*WHAT YOU SHOULD DO*
Copy every line of the data in which the word "this" occurs.

*COLLECTED DATA*
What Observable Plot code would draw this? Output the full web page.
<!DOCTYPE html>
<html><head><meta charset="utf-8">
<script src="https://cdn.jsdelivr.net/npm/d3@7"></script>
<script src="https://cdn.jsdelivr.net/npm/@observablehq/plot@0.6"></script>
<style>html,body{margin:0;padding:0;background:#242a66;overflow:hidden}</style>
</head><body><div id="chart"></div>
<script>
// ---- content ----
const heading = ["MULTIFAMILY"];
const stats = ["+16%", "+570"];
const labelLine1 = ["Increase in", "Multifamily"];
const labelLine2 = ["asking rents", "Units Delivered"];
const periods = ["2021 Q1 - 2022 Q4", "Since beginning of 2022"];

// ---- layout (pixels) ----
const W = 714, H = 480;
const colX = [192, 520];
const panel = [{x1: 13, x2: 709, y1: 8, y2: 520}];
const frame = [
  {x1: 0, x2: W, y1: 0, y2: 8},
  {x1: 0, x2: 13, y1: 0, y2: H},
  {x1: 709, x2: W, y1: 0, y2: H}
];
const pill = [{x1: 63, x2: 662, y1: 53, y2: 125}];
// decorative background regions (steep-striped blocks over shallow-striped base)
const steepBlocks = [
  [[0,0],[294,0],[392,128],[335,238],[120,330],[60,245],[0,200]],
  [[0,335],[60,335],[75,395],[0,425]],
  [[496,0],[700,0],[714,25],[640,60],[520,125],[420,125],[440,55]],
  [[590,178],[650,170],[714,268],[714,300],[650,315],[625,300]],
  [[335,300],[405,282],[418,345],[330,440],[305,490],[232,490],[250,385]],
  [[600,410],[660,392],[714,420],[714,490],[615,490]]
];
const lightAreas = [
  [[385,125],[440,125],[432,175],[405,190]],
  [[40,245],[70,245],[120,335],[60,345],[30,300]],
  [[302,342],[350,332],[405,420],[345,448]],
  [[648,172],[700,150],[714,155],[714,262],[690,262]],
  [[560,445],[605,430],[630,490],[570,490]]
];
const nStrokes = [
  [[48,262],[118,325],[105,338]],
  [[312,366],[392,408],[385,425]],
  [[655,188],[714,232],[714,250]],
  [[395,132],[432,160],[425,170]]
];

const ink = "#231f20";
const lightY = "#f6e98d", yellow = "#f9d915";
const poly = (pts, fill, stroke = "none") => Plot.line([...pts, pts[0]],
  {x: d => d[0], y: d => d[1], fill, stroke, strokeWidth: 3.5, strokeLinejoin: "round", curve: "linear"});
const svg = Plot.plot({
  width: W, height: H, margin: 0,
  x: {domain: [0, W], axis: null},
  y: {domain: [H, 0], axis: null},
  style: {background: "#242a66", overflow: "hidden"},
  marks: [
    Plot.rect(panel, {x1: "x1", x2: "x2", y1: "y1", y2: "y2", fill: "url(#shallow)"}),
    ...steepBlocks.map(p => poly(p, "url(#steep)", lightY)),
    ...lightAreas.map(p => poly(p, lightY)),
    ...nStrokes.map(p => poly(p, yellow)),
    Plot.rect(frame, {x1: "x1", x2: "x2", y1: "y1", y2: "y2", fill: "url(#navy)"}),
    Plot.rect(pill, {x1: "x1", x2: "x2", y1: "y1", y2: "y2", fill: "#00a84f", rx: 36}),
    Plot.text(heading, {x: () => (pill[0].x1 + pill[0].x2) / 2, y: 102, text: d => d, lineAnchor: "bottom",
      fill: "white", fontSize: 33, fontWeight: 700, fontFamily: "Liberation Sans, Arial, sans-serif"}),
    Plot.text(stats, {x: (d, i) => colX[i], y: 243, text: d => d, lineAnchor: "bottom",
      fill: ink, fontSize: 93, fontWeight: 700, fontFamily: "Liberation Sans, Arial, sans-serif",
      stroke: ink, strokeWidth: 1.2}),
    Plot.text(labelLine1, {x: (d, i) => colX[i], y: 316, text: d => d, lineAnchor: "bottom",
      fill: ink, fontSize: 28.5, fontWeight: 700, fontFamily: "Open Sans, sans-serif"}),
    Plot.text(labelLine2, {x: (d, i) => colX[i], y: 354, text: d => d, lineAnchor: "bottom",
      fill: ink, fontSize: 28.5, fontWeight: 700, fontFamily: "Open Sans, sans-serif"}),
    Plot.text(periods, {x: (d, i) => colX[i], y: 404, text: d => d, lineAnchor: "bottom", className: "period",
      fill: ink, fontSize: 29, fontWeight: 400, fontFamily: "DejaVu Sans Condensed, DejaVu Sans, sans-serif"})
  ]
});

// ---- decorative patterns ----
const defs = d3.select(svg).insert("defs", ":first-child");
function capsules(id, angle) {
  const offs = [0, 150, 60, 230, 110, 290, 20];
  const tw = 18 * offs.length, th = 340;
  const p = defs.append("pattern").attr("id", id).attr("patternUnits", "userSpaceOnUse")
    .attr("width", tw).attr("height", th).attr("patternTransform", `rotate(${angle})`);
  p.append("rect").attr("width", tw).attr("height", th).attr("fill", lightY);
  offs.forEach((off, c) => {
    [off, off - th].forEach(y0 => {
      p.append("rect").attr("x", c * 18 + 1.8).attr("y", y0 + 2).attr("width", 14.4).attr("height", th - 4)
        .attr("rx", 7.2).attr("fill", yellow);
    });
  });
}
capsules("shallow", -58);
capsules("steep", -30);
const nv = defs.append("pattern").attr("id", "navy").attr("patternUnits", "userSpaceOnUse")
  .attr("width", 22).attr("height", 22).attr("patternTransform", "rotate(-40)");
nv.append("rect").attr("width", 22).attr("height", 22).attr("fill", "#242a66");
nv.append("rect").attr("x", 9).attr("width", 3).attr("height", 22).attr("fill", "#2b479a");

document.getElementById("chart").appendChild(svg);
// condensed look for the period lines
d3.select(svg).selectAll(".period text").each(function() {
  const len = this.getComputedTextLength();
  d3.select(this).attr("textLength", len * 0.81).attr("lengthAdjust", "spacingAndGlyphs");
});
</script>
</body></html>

*FULL OUTPUT*
What Observable Plot code would draw this? Output the full web page.
  const len = this.getComputedTextLength();
  d3.select(this).attr("textLength", len * 0.81).attr("lengthAdjust", "spacingAndGlyphs");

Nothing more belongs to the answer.